(Code that draws figures)
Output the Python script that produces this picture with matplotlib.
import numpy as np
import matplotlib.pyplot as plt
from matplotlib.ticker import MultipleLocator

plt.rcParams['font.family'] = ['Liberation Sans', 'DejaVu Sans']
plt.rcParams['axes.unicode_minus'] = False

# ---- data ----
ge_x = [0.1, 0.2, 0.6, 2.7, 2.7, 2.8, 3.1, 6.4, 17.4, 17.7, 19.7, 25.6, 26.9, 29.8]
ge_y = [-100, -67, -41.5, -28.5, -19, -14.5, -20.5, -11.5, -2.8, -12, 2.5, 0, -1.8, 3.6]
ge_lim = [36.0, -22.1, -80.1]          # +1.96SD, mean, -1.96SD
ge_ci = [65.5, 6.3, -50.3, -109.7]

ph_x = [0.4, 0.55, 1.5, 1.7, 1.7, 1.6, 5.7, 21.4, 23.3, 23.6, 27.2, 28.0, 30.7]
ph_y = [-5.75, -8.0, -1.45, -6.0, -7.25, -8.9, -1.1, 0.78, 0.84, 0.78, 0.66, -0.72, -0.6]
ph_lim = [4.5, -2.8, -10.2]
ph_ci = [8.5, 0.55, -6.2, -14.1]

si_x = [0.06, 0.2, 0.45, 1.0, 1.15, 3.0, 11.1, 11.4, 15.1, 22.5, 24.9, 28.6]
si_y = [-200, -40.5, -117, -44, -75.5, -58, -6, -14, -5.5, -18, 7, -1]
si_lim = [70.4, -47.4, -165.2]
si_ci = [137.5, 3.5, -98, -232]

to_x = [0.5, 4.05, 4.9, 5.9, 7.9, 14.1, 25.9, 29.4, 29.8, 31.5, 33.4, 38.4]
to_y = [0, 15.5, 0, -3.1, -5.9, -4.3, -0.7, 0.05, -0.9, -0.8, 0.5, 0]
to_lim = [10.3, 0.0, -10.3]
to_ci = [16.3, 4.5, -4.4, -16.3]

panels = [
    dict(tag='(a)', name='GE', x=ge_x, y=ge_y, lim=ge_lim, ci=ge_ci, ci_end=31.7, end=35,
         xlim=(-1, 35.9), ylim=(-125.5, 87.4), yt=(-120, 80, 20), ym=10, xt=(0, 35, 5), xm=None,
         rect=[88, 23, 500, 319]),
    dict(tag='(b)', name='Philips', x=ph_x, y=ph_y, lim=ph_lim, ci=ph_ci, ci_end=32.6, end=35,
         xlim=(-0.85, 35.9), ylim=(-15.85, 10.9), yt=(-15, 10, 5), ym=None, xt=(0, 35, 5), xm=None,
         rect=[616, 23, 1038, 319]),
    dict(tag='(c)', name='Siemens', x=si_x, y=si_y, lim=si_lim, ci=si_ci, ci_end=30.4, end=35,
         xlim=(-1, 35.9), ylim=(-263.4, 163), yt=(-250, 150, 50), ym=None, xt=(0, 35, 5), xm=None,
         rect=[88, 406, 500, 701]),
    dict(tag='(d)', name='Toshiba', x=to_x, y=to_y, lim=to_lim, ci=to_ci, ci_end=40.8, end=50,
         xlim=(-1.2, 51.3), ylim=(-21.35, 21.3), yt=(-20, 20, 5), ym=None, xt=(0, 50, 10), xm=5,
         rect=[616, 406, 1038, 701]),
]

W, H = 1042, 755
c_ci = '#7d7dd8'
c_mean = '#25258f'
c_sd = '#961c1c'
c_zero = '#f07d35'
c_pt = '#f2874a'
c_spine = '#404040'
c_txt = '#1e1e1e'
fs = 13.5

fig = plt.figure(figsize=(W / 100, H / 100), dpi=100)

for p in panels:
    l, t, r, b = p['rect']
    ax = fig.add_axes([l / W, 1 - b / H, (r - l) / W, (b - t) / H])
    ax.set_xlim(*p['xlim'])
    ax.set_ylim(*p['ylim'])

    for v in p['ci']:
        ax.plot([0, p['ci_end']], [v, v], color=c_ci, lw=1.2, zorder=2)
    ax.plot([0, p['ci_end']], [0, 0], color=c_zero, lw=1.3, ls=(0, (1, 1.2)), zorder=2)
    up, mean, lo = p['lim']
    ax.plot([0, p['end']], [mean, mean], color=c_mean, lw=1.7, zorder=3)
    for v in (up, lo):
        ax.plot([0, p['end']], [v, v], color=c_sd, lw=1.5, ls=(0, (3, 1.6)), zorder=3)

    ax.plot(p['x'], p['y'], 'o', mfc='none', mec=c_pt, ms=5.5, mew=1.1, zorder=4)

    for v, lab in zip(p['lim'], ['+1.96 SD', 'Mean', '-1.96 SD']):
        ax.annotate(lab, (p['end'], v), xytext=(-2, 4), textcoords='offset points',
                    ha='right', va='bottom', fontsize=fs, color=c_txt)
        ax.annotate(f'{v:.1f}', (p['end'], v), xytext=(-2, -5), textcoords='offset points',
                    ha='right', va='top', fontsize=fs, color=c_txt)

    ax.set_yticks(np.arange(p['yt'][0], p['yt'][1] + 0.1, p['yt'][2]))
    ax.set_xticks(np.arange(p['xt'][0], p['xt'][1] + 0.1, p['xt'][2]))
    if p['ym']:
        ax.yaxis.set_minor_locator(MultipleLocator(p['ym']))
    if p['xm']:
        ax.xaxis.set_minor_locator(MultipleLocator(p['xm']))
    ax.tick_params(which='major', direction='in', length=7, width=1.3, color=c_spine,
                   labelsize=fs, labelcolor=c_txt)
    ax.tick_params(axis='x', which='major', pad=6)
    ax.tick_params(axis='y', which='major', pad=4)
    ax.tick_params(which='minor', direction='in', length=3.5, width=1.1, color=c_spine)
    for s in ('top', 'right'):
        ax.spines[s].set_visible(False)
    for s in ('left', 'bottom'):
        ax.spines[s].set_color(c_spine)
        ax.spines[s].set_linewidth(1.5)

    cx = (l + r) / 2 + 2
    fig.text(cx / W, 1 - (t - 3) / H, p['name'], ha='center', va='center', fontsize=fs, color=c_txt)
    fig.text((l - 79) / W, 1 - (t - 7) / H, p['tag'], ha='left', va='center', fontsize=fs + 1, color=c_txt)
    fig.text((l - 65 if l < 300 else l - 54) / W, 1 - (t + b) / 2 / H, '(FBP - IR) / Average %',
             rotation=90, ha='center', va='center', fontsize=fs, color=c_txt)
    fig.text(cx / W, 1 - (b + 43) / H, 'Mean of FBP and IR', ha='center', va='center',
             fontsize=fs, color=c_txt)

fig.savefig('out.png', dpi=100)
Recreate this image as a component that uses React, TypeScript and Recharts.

> [What you should do] The answer should consist of the lines from the first line of the entries through the line with "plt.rcParams['axes.unicode_minus'] = False", copied exactly.

> [Exercise result]
Output the Python script that produces this picture with matplotlib.
import numpy as np
import matplotlib.pyplot as plt
from matplotlib.ticker import MultipleLocator

plt.rcParams['font.family'] = ['Liberation Sans', 'DejaVu Sans']
plt.rcParams['axes.unicode_minus'] = False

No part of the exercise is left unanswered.